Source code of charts
--- Begin ---
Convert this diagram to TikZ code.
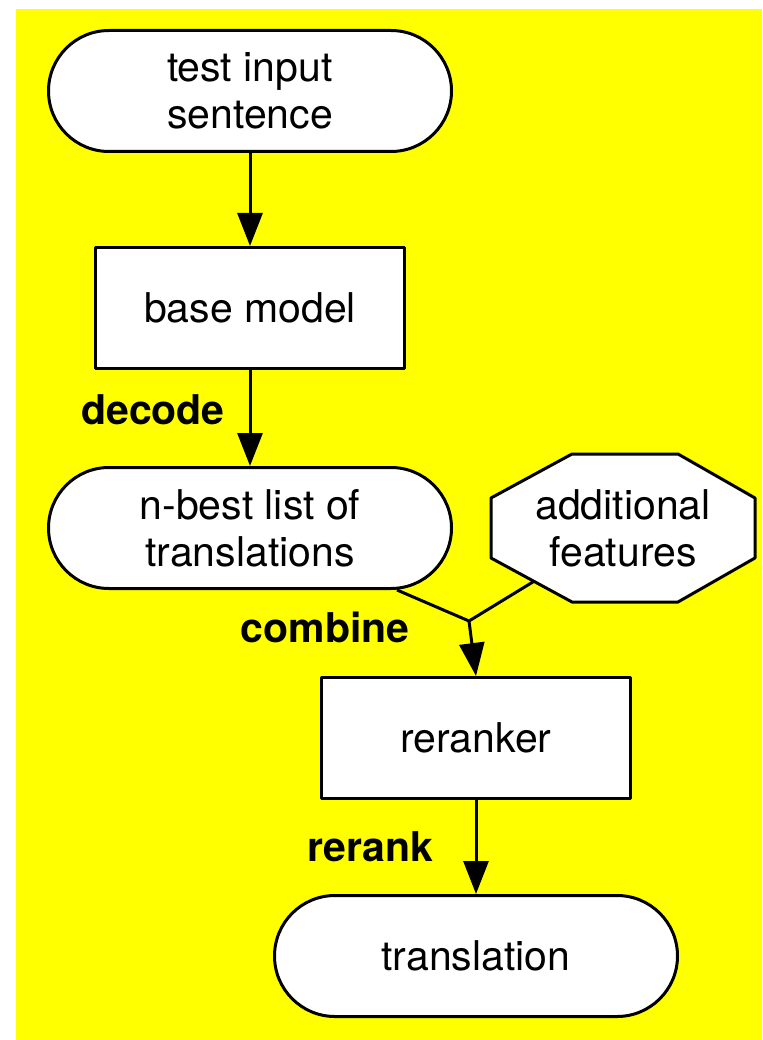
\documentclass[tikz,border=0pt]{standalone}
\usepackage{fontspec}
\setmainfont{TeX Gyre Heros}
\usetikzlibrary{shapes.misc,arrows.meta}
\definecolor{bgyellow}{RGB}{255,255,0}
\tikzset{
  term/.style={rounded rectangle, draw, fill=white, line width=3pt, minimum width=403pt, minimum height=121pt, inner sep=0pt, align=center},
  procbox/.style={rectangle, draw, fill=white, line width=3pt, minimum width=309pt, minimum height=121pt, inner sep=0pt, align=center},
  featbox/.style={rectangle, minimum width=262pt, minimum height=145pt, inner sep=0pt, align=center},
  steplabel/.style={font=\fontsize{41}{47}\selectfont\bfseries},
}
\begin{document}
\begin{tikzpicture}[x=1pt, y=-1pt, line join=round, line width=3pt, >={Triangle[length=33pt,width=25pt]}, font=\fontsize{41}{47}\selectfont]
  \useasboundingbox (0,0) rectangle (762,1040);
  \fill[bgyellow] (16,9) rectangle (762,1040);
  % nodes
  \node[term] (input) at (250,91) {test input\\sentence};
  \node[procbox] (base) at (250,308) {base model};
  \node[term] (nbest) at (250,528) {n-best list of\\translations};
  % octagon round the features node
  \filldraw[fill=white, shift={(623,528)}] (-132,-30) -- (-132,30)
    -- coordinate[pos=0.53] (featjoin) (-51,74) -- (55,74) -- (132,30)
    -- (132,-30) -- (55,-74) -- (-51,-74) -- cycle;
  \node[featbox] (feat) at (623,528) {additional\\features};
  \node[procbox] (reranker) at (476,738) {reranker};
  \node[term] (output) at (476,956) {translation};
  \coordinate (join) at (469,621);
  % labels
  \node[steplabel] (decode) at (153,410) {decode};
  \node[steplabel] (combine) at (325,627) {combine};
  \node[steplabel] (rerank) at (370,847) {rerank};
  % connectors
  \draw[->] (input) -- (base);
  \draw[->] (base) -- (nbest);
  \draw ([xshift=147pt]nbest.south) -- (join) -- (featjoin);
  \draw[->] (join) -- (reranker.north);
  \draw[->] (reranker) -- (output);
\end{tikzpicture}
\end{document}
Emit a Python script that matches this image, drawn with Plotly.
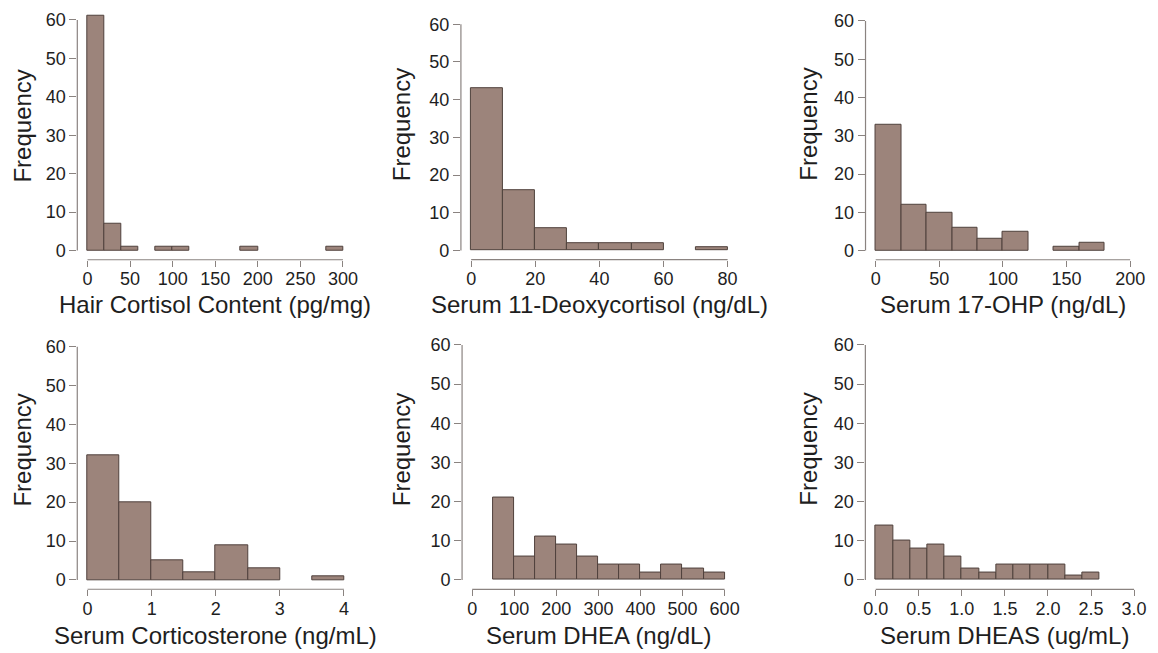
--- End ---
#### Description of the task
Write the full listing out again with every line unchanged, but include no pictures.

#### Output of the exercise
Convert this diagram to TikZ code.
\documentclass[tikz,border=0pt]{standalone}
\usepackage{fontspec}
\setmainfont{TeX Gyre Heros}
\usetikzlibrary{shapes.misc,arrows.meta}
\definecolor{bgyellow}{RGB}{255,255,0}
\tikzset{
  term/.style={rounded rectangle, draw, fill=white, line width=3pt, minimum width=403pt, minimum height=121pt, inner sep=0pt, align=center},
  procbox/.style={rectangle, draw, fill=white, line width=3pt, minimum width=309pt, minimum height=121pt, inner sep=0pt, align=center},
  featbox/.style={rectangle, minimum width=262pt, minimum height=145pt, inner sep=0pt, align=center},
  steplabel/.style={font=\fontsize{41}{47}\selectfont\bfseries},
}
\begin{document}
\begin{tikzpicture}[x=1pt, y=-1pt, line join=round, line width=3pt, >={Triangle[length=33pt,width=25pt]}, font=\fontsize{41}{47}\selectfont]
  \useasboundingbox (0,0) rectangle (762,1040);
  \fill[bgyellow] (16,9) rectangle (762,1040);
  % nodes
  \node[term] (input) at (250,91) {test input\\sentence};
  \node[procbox] (base) at (250,308) {base model};
  \node[term] (nbest) at (250,528) {n-best list of\\translations};
  % octagon round the features node
  \filldraw[fill=white, shift={(623,528)}] (-132,-30) -- (-132,30)
    -- coordinate[pos=0.53] (featjoin) (-51,74) -- (55,74) -- (132,30)
    -- (132,-30) -- (55,-74) -- (-51,-74) -- cycle;
  \node[featbox] (feat) at (623,528) {additional\\features};
  \node[procbox] (reranker) at (476,738) {reranker};
  \node[term] (output) at (476,956) {translation};
  \coordinate (join) at (469,621);
  % labels
  \node[steplabel] (decode) at (153,410) {decode};
  \node[steplabel] (combine) at (325,627) {combine};
  \node[steplabel] (rerank) at (370,847) {rerank};
  % connectors
  \draw[->] (input) -- (base);
  \draw[->] (base) -- (nbest);
  \draw ([xshift=147pt]nbest.south) -- (join) -- (featjoin);
  \draw[->] (join) -- (reranker.north);
  \draw[->] (reranker) -- (output);
\end{tikzpicture}
\end{document}
Emit a Python script that matches this image, drawn with Plotly.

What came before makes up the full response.